The U.S. Supreme Court signaled during arguments Tuesday that it is ready to strike down yet another piece of federal campaign finance law, overall limits on contributions from individuals to federal candidates, parties and political action committees.
The limits, totaling $123,200 for a two-year election cycle, were challenged by Shaun McCutcheon, a wealthy Alabama businessman and Republican activist. He says they violate his freedom of speech.
But McCutcheon and other wealthy people with an interest in politics (most are Republicans) are hardly being stifled by the Federal Election Commission, in charge of enforcing what’s left of the country’s Watergate-era campaign finance laws.

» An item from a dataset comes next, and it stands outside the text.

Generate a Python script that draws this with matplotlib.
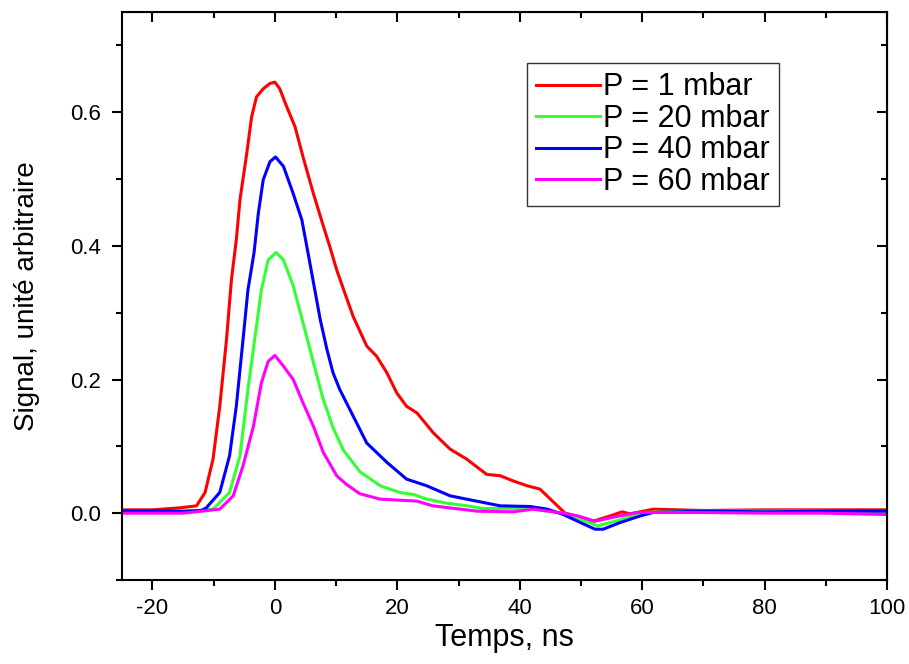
import numpy as np
import matplotlib.pyplot as plt
from matplotlib.ticker import MultipleLocator

plt.rcParams['font.family'] = ['Liberation Sans', 'DejaVu Sans']
plt.rcParams['axes.unicode_minus'] = False

# Red curve, P = 1 mbar
t_1 = [-25, -20, -15.5, -12.8, -11.4, -10.1, -9.0, -7.9, -7.1, -6.3, -5.7, -4.6,
       -3.8, -3.0, -1.9, -0.8, 0, 0.8, 1.9, 3.3, 4.6, 6.3, 7.9, 9.0, 10.1, 11.4,
       12.8, 15.0, 16.6, 18.3, 19.9, 21.5, 23.2, 25.9, 28.6, 31.3, 34.6, 36.8,
       39.0, 41.2, 43.3, 45.0, 47.4, 49.9, 52.0, 54.8, 56.7, 58.0, 61.8, 70, 80,
       90, 100]
s_1 = [0.005, 0.005, 0.008, 0.011, 0.031, 0.081, 0.16, 0.26, 0.349, 0.409, 0.469,
       0.538, 0.593, 0.623, 0.635, 0.643, 0.645, 0.635, 0.609, 0.578, 0.533,
       0.478, 0.43, 0.398, 0.364, 0.33, 0.294, 0.25, 0.235, 0.21, 0.18, 0.16,
       0.15, 0.12, 0.096, 0.081, 0.058, 0.056, 0.048, 0.041, 0.036, 0.021, 0.0,
       -0.006, -0.012, -0.004, 0.002, -0.001, 0.006, 0.004, 0.005, 0.005, 0.005]

# Green curve, P = 20 mbar
t_20 = [-25, -15, -10.1, -7.4, -5.7, -4.4, -3.3, -2.2, -1.1, 0.2, 1.4, 3.0, 4.6,
        6.3, 7.9, 9.5, 11.2, 13.9, 17.2, 20.4, 22.6, 24.8, 28.0, 31.4, 34.0, 41.7,
        47.1, 49.9, 52.7, 56.4, 59.7, 70, 80, 90, 100]
s_20 = [0.002, 0.002, 0.006, 0.031, 0.086, 0.185, 0.26, 0.334, 0.379, 0.39, 0.379,
        0.34, 0.285, 0.225, 0.17, 0.128, 0.094, 0.062, 0.041, 0.031, 0.028, 0.021,
        0.015, 0.011, 0.007, 0.007, 0.0, -0.009, -0.019, -0.01, 0.001, 0.003,
        0.003, 0.003, 0.002]

# Blue curve, P = 40 mbar
t_40 = [-25, -15, -12, -11.2, -9.0, -7.4, -6.3, -5.2, -4.4, -3.4, -2.7, -1.9, -0.8,
        0.1, 1.4, 3.0, 4.4, 5.4, 6.3, 7.4, 8.5, 9.5, 10.6, 11.7, 12.8, 13.9, 15.0,
        18.3, 21.5, 24.8, 28.6, 31.3, 36.8, 41.7, 44.5, 47.1, 49.9, 52.3, 53.6,
        56.4, 59.7, 61.8, 70, 80, 90, 100]
s_40 = [0.003, 0.003, 0.004, 0.008, 0.031, 0.086, 0.16, 0.26, 0.334, 0.39, 0.449,
        0.499, 0.526, 0.533, 0.519, 0.478, 0.439, 0.39, 0.345, 0.29, 0.245, 0.21,
        0.185, 0.165, 0.145, 0.125, 0.105, 0.076, 0.051, 0.041, 0.026, 0.021,
        0.011, 0.01, 0.006, -0.002, -0.014, -0.024, -0.024, -0.014, -0.004, 0.001,
        0.003, 0.002, 0.003, 0.003]

# Magenta curve, P = 60 mbar
t_60 = [-25, -15, -9.0, -6.8, -5.2, -3.5, -2.2, -1.1, 0, 1.4, 3.0, 4.6, 6.3, 7.9,
        10.1, 11.7, 13.9, 17.2, 23.2, 25.8, 33.0, 38.9, 42.2, 47.1, 49.4, 52.3,
        55.3, 59.2, 70, 80, 90, 100]
s_60 = [0.0, 0.0, 0.006, 0.026, 0.071, 0.13, 0.195, 0.227, 0.236, 0.22, 0.2, 0.165,
        0.13, 0.091, 0.056, 0.043, 0.029, 0.021, 0.018, 0.011, 0.003, 0.002, 0.006,
        0.0, -0.004, -0.012, -0.006, 0.001, 0.001, 0.0, 0.0, -0.002]

series = [
    (t_1, s_1, '#ff0000', 'P = 1 mbar'),
    (t_20, s_20, '#33ff33', 'P = 20 mbar'),
    (t_40, s_40, '#0000ff', 'P = 40 mbar'),
    (t_60, s_60, '#ff00ff', 'P = 60 mbar'),
]

fig = plt.figure(figsize=(9.09, 6.64), dpi=100)
ax = fig.add_axes([0.134, 0.1265, 0.842, 0.8555])

for t, s, c, lab in series:
    ax.plot(t, s, color=c, lw=2.2, label=lab)

ax.set_xlim(-25, 100)
ax.set_ylim(-0.1, 0.75)
ax.xaxis.set_major_locator(MultipleLocator(20))
ax.xaxis.set_minor_locator(MultipleLocator(10))
ax.yaxis.set_minor_locator(MultipleLocator(0.1))
ax.set_yticks([0.0, 0.2, 0.4, 0.6])
ax.set_yticklabels(['0.0', '0.2', '0.4', '0.6'])

for sp in ax.spines.values():
    sp.set_linewidth(1.5)
ax.tick_params(which='both', direction='out', width=1.5, labelsize=16)
ax.tick_params(axis='x', pad=6)
ax.tick_params(axis='y', pad=8)
ax.tick_params(which='major', length=7)
ax.tick_params(which='minor', length=4.5)

# inward ticks on the top and right
top = ax.secondary_xaxis('top')
top.xaxis.set_major_locator(MultipleLocator(20))
top.xaxis.set_minor_locator(MultipleLocator(10))
top.tick_params(which='both', direction='in', width=1.5, labeltop=False)
top.tick_params(which='major', length=7)
top.tick_params(which='minor', length=4.5)
right = ax.secondary_yaxis('right')
right.yaxis.set_major_locator(MultipleLocator(0.2))
right.yaxis.set_minor_locator(MultipleLocator(0.1))
right.tick_params(which='both', direction='in', width=1.5, labelright=False)
right.tick_params(which='major', length=7)
right.tick_params(which='minor', length=4.5)

ax.set_xlabel('Temps, ns', fontsize=22, labelpad=3)
ax.set_ylabel('Signal, unité arbitraire', fontsize=20, labelpad=22)

leg = ax.legend(loc='upper left', bbox_to_anchor=(0.529, 0.91), fontsize=22,
                frameon=True, fancybox=False, edgecolor='black', handlelength=2.1,
                labelspacing=0.05, borderpad=0.3, handletextpad=0.1,
                borderaxespad=0)
leg.get_frame().set_linewidth(1.0)

fig.savefig('out.png', dpi=100)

They can spend money as individuals in as many media markets as their checkbooks can reach.
In the wake of the Supreme Court’s 2010 Citizens United decision, which struck down limits on independent campaign spending by corporations and unions, they can make secret donations to so-called social welfare organizations and donate to Super PACs, which can raise and spend money without limit as long as they don’t work directly with the candidates they are supporting.
Why, then, would people such as McCutcheon want to be able to contribute checks to as many candidates and committees as they wish?
The answer lies in a landmark 1976 case, Buckley v. Valeo, in which the Supreme Court recognized a big difference between limiting expenditures (which limit free speech ) and limiting contributions. This distinction is grounded in the reality that contributions to candidates carry expectations, creating a climate in which corruption can flourish.
McCutcheon isn’t challenging the base contribution limit of $2,600 per candidate per election, primary and general. (Limits on giving to party committees and traditional political action committees are higher, up to $32,400 to a national party committee in a calendar year.)
As Donald Verrilli, U.S. solicitor general, pointed out to the court, lifting the overall cap of $123,200 would give big donors a chance to pour money into a system of interlocking committees, making the limit on individual donations to candidates meaningless.
One question raised by the McCutcheon challenge is whether preventing the appearance of corruption is worth it. First, it is worth noting the difficulty of nailing down a real, live deal made in a private conversation between two individuals.
Second, the appearance of corruption is pretty bad in itself, undermining voters’ confidence in the political system delivering fair results.
Just look at the recent revelations about direct marketing mogul Benjamin Suarez of Jackson Township and Josh Mandel, Ohio treasurer. Mandel wrote two letters in 2011 defending the Suarez Co., which was facing litigation in several California counties over allegations of deceptive ads.
Just three days after the second letter, campaign contributions to Mandel’s U.S. Senate campaign began arriving from Suarez employees and their spouses. Suarez and his chief financial officer have been charged by federal prosecutors with evading the $2,600 contribution limit by funneling money through their employees.
Contribution limits are based on the idea that anything that makes this kind of behavior more difficult is a good thing.
The other way to argue what’s happened since Citizens United is to say that contribution limits are now meaningless, so why not just get rid of them. Justices Antonin Scalia and Anthony M. Kennedy appeared to take this position. Yet, as noted above, wealthy and powerful interests already have plenty of ways to influence elections. And, as noted by Justice Elena Kagan, the underlying problem is that independent expenditures are out of control.
The candidate with the most money doesn’t always win. But in today’s television-intensive campaigning for high offices, there is an almost insurmountable distance between a candidate able to get on the air and one who can’t.
In this kind of atmosphere, contribution limits force candidates to look for a broad base of donors, exposing them to a healthy diversity of opinions on issues.
There is a good argument for raising contribution limits, which would drive money to candidate committees and parties; that is, out into the open. But doing away with aggregate limits altogether would create the risk of more deal-making that weakens democracy.